| Directions for this task |
Look through the lines below and extract any with the word "chart".

| Source excerpt |
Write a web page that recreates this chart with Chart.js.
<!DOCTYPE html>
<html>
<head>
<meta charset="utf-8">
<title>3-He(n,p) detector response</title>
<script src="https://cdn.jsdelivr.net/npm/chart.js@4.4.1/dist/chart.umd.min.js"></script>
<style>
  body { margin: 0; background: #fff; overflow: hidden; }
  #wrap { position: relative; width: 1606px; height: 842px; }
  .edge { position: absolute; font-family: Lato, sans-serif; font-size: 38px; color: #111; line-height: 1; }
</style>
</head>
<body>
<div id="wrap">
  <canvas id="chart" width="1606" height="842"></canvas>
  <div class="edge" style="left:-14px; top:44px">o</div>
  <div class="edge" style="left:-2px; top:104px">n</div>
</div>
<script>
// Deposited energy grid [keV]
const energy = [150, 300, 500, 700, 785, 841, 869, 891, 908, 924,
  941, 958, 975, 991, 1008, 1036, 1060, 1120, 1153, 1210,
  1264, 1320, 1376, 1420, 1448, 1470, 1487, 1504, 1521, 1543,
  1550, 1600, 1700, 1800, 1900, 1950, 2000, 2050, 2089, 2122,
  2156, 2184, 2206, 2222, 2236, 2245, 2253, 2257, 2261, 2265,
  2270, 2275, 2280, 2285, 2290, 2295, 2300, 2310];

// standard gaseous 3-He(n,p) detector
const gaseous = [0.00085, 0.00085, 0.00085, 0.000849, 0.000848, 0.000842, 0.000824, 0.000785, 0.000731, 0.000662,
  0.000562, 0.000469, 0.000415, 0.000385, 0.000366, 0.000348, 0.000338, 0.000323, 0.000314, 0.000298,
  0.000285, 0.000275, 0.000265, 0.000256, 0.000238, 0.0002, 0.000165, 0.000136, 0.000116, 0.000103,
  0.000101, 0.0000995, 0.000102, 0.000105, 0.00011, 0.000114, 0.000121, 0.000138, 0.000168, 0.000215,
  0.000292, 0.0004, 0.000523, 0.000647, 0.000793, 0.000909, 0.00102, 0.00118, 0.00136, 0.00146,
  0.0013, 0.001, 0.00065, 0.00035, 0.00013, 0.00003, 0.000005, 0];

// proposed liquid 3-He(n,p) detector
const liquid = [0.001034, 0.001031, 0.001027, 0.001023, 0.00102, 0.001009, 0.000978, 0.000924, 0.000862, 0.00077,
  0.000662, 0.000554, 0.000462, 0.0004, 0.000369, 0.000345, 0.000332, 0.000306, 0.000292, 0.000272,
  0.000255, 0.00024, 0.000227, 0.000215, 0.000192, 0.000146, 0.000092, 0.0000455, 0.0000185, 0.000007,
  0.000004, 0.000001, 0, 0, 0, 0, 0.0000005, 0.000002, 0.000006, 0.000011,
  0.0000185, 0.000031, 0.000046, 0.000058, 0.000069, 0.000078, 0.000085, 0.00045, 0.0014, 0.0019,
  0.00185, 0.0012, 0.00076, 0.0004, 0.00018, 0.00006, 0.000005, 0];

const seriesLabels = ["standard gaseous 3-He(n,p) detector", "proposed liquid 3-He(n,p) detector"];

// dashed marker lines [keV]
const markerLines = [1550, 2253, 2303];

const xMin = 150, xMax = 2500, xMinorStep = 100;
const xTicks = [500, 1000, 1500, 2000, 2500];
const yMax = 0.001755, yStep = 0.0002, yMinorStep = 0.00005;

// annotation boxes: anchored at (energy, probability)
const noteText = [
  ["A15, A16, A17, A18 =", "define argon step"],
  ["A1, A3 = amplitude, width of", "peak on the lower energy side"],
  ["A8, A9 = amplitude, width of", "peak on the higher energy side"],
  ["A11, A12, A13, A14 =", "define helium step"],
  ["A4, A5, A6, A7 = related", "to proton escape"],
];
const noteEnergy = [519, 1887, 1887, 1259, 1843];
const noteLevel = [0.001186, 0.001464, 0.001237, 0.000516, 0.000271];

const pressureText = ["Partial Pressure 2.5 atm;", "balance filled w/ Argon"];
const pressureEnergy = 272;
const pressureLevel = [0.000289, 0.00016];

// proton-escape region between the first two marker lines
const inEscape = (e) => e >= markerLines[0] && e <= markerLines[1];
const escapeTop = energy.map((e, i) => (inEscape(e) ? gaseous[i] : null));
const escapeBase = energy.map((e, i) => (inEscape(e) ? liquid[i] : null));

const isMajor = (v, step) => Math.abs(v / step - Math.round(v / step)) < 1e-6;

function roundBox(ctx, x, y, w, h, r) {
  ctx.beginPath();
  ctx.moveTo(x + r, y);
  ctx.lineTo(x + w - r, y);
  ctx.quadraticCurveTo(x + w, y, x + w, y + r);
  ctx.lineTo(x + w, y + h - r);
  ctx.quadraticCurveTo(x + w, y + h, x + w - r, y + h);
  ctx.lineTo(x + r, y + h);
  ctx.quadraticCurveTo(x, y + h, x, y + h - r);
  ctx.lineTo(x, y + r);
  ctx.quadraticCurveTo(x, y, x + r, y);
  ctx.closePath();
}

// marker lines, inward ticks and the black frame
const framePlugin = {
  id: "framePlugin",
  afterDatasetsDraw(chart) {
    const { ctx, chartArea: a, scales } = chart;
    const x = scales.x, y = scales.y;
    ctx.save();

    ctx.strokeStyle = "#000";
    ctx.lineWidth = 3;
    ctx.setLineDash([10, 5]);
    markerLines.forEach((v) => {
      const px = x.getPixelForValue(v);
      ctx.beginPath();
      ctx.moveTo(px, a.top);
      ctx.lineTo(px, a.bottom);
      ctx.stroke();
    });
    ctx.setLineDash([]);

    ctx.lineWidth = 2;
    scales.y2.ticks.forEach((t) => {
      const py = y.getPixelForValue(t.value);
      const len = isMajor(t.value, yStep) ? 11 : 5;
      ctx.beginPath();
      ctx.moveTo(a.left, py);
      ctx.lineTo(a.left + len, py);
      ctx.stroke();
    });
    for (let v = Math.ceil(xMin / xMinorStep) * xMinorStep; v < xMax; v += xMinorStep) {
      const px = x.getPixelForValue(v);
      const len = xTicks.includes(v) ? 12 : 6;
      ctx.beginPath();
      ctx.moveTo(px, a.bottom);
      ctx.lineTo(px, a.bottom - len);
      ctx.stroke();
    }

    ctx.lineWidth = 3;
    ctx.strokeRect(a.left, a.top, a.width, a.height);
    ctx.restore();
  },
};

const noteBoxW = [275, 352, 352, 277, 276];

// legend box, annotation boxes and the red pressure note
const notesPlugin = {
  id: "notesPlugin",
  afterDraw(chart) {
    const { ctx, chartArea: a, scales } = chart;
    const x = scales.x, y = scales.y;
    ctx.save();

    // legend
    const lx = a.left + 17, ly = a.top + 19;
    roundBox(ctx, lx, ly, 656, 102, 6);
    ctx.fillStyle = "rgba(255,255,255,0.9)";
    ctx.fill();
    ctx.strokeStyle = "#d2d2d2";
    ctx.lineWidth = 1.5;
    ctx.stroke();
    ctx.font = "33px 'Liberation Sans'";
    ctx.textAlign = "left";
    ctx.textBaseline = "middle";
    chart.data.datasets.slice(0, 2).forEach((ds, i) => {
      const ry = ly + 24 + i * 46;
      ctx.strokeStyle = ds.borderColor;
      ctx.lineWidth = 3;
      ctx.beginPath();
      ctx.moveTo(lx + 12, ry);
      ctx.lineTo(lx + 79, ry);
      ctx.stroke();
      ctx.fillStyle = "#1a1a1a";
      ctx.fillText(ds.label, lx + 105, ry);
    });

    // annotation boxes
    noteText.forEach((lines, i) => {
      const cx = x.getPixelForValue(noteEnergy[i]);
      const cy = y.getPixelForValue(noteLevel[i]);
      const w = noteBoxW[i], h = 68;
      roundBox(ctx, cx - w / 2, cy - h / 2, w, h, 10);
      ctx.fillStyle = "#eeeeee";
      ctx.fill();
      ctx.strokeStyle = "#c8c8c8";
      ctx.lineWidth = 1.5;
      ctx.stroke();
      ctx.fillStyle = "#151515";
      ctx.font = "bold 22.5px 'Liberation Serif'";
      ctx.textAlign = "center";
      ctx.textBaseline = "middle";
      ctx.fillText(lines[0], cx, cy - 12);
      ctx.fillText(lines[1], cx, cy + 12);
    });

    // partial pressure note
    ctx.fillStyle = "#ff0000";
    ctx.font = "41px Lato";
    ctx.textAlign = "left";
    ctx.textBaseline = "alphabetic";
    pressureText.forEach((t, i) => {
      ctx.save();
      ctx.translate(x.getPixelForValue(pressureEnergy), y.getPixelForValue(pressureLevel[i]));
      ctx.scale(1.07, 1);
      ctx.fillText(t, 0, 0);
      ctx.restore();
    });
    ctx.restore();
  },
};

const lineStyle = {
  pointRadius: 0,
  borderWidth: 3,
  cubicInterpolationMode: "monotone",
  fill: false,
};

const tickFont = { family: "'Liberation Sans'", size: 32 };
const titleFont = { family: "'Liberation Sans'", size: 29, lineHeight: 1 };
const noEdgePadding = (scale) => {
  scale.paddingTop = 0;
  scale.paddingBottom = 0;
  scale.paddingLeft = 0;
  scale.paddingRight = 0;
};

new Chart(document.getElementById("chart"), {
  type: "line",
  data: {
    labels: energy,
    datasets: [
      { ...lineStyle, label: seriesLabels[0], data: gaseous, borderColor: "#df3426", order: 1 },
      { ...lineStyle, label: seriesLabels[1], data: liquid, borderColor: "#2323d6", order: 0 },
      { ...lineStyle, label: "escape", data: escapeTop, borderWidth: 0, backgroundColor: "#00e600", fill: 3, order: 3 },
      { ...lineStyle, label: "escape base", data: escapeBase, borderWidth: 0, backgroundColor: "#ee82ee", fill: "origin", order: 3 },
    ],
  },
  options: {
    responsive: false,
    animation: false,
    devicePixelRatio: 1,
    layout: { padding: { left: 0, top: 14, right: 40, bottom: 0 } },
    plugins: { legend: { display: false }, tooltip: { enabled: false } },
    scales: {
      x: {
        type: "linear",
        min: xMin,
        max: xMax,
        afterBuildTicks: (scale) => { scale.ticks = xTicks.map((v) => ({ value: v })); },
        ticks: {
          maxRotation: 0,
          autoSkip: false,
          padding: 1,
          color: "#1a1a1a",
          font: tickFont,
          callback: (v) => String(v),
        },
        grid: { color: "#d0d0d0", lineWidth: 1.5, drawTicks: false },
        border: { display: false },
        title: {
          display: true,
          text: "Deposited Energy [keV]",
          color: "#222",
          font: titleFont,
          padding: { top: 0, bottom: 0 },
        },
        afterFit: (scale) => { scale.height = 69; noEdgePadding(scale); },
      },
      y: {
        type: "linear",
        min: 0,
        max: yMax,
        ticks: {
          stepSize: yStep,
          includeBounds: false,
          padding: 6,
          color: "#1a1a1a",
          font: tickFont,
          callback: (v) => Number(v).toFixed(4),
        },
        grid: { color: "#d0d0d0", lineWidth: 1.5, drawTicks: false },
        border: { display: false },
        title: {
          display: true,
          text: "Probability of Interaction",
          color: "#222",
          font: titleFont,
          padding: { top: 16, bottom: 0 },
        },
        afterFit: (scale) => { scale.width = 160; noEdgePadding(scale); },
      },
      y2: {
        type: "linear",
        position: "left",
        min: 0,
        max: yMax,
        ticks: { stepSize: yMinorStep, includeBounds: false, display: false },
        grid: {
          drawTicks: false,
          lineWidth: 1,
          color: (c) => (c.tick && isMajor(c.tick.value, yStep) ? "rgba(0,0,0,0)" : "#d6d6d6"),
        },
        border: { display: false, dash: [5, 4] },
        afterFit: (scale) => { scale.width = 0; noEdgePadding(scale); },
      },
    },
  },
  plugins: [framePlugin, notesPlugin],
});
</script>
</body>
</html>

| Solution below |
Write a web page that recreates this chart with Chart.js.
<script src="https://cdn.jsdelivr.net/npm/chart.js@4.4.1/dist/chart.umd.min.js"></script>
  <canvas id="chart" width="1606" height="842"></canvas>
  afterDatasetsDraw(chart) {
    const { ctx, chartArea: a, scales } = chart;
  afterDraw(chart) {
    const { ctx, chartArea: a, scales } = chart;
    chart.data.datasets.slice(0, 2).forEach((ds, i) => {
new Chart(document.getElementById("chart"), {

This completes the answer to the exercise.